### Stored records
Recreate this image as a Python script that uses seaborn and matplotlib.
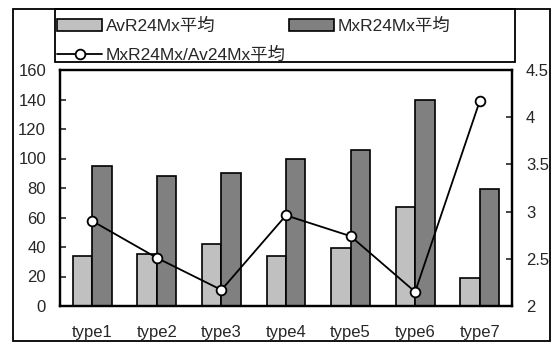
import matplotlib
matplotlib.use('Agg')
import matplotlib.pyplot as plt
import seaborn as sns
import pandas as pd
from matplotlib.patches import Rectangle, Patch
from matplotlib.lines import Line2D

categories = ['type1', 'type2', 'type3', 'type4', 'type5', 'type6', 'type7']
avr = [34, 35.5, 42, 34, 39.5, 67, 19]
mxr = [95, 88, 90, 100, 106, 140, 79]
ratio = [2.90, 2.51, 2.17, 2.96, 2.74, 2.15, 4.17]
series_names = ['AvR24Mx平均', 'MxR24Mx平均']
line_name = 'MxR24Mx/Av24Mx平均'
left_ticks = [0, 20, 40, 60, 80, 100, 120, 140, 160]
right_ticks = [2, 2.5, 3, 3.5, 4, 4.5]
right_labels = ['2', '2.5', '3', '3.5', '4', '4.5']

sns.set_style('white')
plt.rcParams['font.family'] = ['Liberation Sans', 'Noto Sans CJK JP', 'DejaVu Sans']
plt.rcParams['font.size'] = 12

W, H = 553, 343
fig = plt.figure(figsize=(W / 100, H / 100), dpi=100)

# outer chart border
fig.patches.append(Rectangle((13 / W, 1 - 341 / H), (550 - 13) / W, (341 - 9) / H,
                             transform=fig.transFigure, fill=False, edgecolor='black',
                             linewidth=1.3, zorder=3))
# legend border
fig.patches.append(Rectangle((55 / W, 1 - 62 / H), (515 - 55) / W, (62 - 9) / H,
                             transform=fig.transFigure, fill=False, edgecolor='black',
                             linewidth=1.3, zorder=3))

ax = fig.add_axes([60 / W, 1 - 306 / H, (512 - 60) / W, (306 - 70) / H])
df = pd.DataFrame({
    'cat': categories * 2,
    'series': [series_names[0]] * len(categories) + [series_names[1]] * len(categories),
    'value': avr + mxr,
})
sns.barplot(data=df, x='cat', y='value', hue='series', palette=['#C0C0C0', '#808080'],
            saturation=1, width=0.6, edgecolor='black', linewidth=1.2, ax=ax, legend=False)

ax2 = ax.twinx()
sns.pointplot(x=categories, y=ratio, ax=ax2, color='black', markers='o',
              markersize=7, markerfacecolor='white', markeredgecolor='black',
              markeredgewidth=1.3, linewidth=1.3)

ax.set_xlim(-0.5, len(categories) - 0.5)
ax2.set_xlim(-0.5, len(categories) - 0.5)
ax.set_ylim(0, 160)
ax2.set_ylim(2, 4.5)
ax.set_yticks(left_ticks)
ax.set_yticklabels([str(t) for t in left_ticks])
ax2.set_yticks(right_ticks)
ax2.set_yticklabels(right_labels)
ax.set_xlabel('')
ax.set_ylabel('')
ax2.set_ylabel('')
ax2.set_xlabel('')

ax.set_xticks(range(len(categories)))
ax.set_xticklabels(categories)
ax.tick_params(axis='x', which='major', length=0, pad=14, labelsize=12)
ax.set_xticks([i + 0.5 for i in range(len(categories) - 1)], minor=True)
ax.tick_params(axis='x', which='minor', direction='in', length=4, width=1.2, color='black')
ax.tick_params(axis='y', direction='in', length=4, width=1.2, pad=10, labelsize=12, left=True)
ax2.tick_params(axis='y', direction='in', length=4, width=1.2, pad=10, labelsize=12, right=True)

for a in (ax, ax2):
    for s in a.spines.values():
        s.set_visible(True)
        s.set_color('black')
        s.set_linewidth(1.6)

handles = [
    Patch(facecolor='#C0C0C0', edgecolor='black', linewidth=1.2, label=series_names[0]),
    Line2D([], [], color='black', linewidth=1.3, marker='o', markersize=7,
           markerfacecolor='white', markeredgecolor='black', markeredgewidth=1.3, label=line_name),
    Patch(facecolor='#808080', edgecolor='black', linewidth=1.2, label=series_names[1]),
]
fig.legend(handles=handles, ncol=2, loc='upper left', bbox_to_anchor=(57 / W, 1 - 18 / H),
           frameon=False, borderpad=0, borderaxespad=0, handlelength=2.6, handletextpad=0.2,
           columnspacing=0.2, labelspacing=0.75, fontsize=12.5)

fig.savefig('out.png', dpi=100)
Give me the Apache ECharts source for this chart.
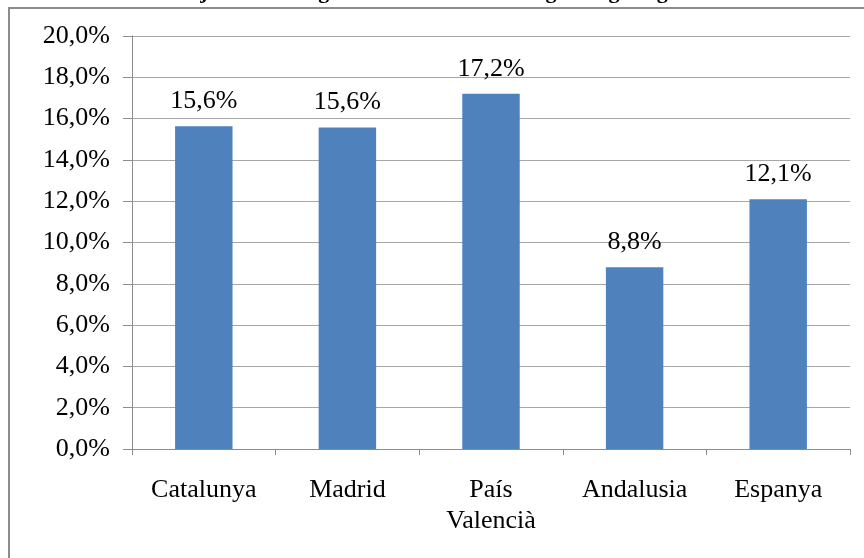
######
What is required :: Look through the lines above and collect those with the word "matplotlib".

Answer to the task ::
Recreate this image as a Python script that uses seaborn and matplotlib.
import matplotlib
matplotlib.use('Agg')
import matplotlib.pyplot as plt
from matplotlib.patches import Rectangle, Patch
from matplotlib.lines import Line2D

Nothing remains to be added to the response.